-- YOUR TASK --
Identify the lines that contain the string "this" and copy all of them.

-- MATERIAL --
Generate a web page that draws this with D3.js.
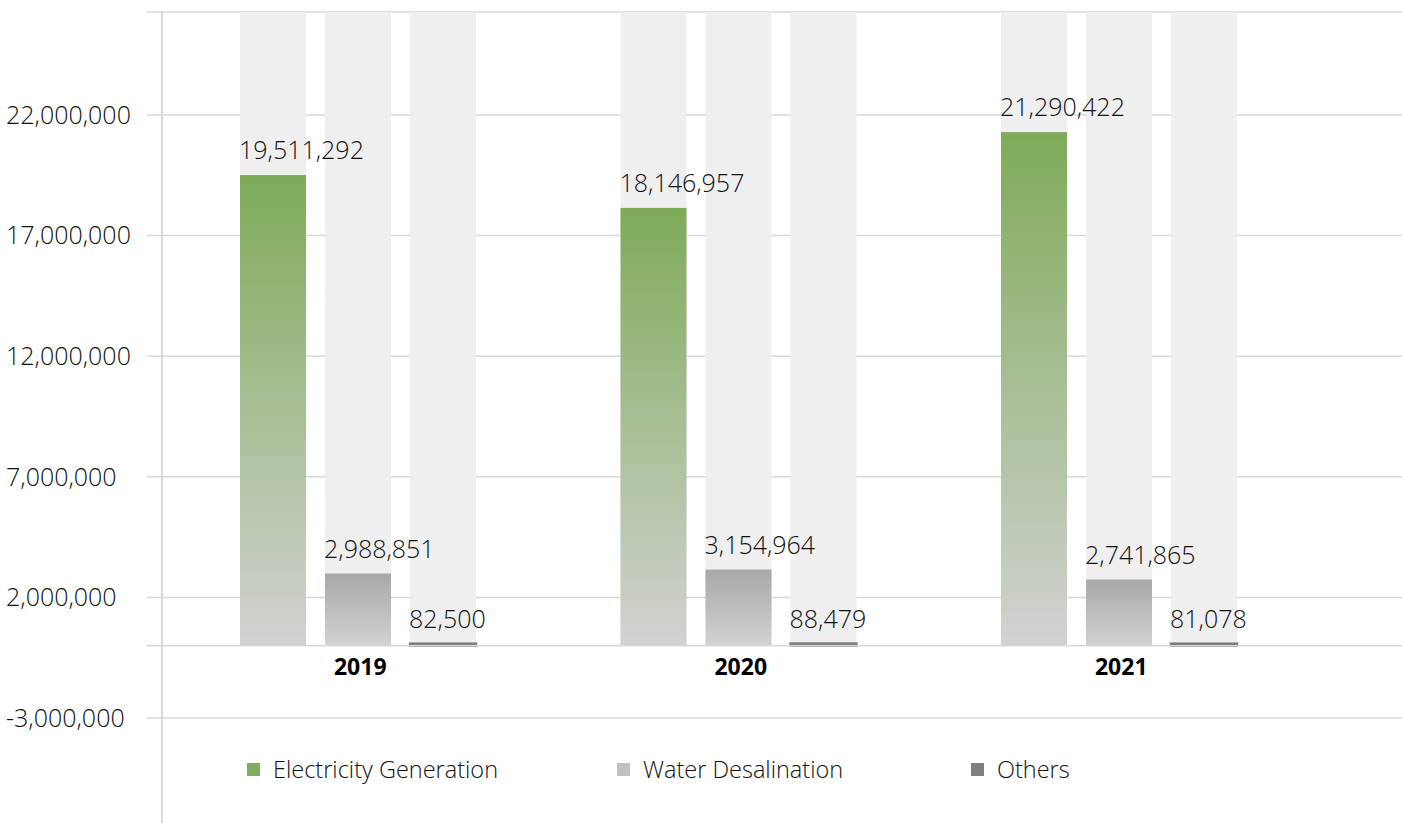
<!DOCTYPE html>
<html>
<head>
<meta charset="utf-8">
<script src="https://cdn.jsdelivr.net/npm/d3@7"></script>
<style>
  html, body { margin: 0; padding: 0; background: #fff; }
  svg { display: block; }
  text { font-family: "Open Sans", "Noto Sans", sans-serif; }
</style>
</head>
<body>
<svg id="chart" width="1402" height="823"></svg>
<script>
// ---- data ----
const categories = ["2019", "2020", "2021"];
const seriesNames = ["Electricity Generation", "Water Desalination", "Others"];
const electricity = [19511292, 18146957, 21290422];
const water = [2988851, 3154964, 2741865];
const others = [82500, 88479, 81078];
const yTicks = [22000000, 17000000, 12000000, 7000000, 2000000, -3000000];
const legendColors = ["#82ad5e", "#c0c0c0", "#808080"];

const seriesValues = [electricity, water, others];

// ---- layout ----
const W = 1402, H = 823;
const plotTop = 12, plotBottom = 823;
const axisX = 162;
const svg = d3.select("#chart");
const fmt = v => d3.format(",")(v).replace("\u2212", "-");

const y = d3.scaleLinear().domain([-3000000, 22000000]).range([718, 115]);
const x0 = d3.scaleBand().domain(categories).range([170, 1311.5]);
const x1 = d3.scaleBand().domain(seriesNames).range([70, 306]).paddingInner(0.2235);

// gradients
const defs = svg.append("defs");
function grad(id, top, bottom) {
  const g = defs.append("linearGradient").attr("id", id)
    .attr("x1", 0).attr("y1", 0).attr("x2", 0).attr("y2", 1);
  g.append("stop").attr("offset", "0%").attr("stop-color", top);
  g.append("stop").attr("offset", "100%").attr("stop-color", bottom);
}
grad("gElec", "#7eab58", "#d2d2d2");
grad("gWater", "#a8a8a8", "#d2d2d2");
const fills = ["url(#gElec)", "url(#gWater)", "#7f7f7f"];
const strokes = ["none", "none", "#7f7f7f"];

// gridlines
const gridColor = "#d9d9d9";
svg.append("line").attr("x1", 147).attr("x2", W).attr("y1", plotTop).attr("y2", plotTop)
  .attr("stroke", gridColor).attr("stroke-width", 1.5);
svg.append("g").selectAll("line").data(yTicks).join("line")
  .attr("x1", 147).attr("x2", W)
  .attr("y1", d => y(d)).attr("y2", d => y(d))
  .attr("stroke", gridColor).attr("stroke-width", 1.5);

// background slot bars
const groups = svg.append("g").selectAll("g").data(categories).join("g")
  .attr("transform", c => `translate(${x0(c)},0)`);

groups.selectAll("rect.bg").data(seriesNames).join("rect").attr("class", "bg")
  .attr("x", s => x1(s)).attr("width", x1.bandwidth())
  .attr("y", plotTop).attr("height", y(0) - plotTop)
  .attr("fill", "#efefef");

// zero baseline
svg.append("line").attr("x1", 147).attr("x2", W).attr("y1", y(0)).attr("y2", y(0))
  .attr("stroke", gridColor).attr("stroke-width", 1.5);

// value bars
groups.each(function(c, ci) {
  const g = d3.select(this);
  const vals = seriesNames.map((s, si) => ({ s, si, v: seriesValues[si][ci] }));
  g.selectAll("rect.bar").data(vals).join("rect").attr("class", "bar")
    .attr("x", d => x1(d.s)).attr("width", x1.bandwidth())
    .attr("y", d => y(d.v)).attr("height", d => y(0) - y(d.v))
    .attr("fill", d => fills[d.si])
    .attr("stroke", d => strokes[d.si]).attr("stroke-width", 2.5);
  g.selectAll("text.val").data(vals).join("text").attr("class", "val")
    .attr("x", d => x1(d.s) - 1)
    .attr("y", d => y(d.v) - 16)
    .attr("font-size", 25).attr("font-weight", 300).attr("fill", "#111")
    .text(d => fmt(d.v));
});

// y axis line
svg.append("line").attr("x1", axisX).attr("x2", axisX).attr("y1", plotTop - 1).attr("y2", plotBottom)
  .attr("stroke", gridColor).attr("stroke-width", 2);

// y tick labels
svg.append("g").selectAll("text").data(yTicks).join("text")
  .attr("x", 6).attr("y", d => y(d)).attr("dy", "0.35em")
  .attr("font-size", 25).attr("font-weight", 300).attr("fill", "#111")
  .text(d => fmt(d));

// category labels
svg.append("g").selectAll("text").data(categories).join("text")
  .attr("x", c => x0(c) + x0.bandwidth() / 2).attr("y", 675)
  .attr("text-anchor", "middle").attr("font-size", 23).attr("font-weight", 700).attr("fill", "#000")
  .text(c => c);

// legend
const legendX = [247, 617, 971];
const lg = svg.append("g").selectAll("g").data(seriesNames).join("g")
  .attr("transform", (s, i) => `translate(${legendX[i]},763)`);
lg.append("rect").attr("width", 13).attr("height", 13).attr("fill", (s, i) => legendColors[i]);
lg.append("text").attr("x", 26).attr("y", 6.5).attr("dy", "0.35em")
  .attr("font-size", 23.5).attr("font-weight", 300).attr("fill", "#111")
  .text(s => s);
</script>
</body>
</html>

-- COMPLETED TASK --
Generate a web page that draws this with D3.js.
  const g = d3.select(this);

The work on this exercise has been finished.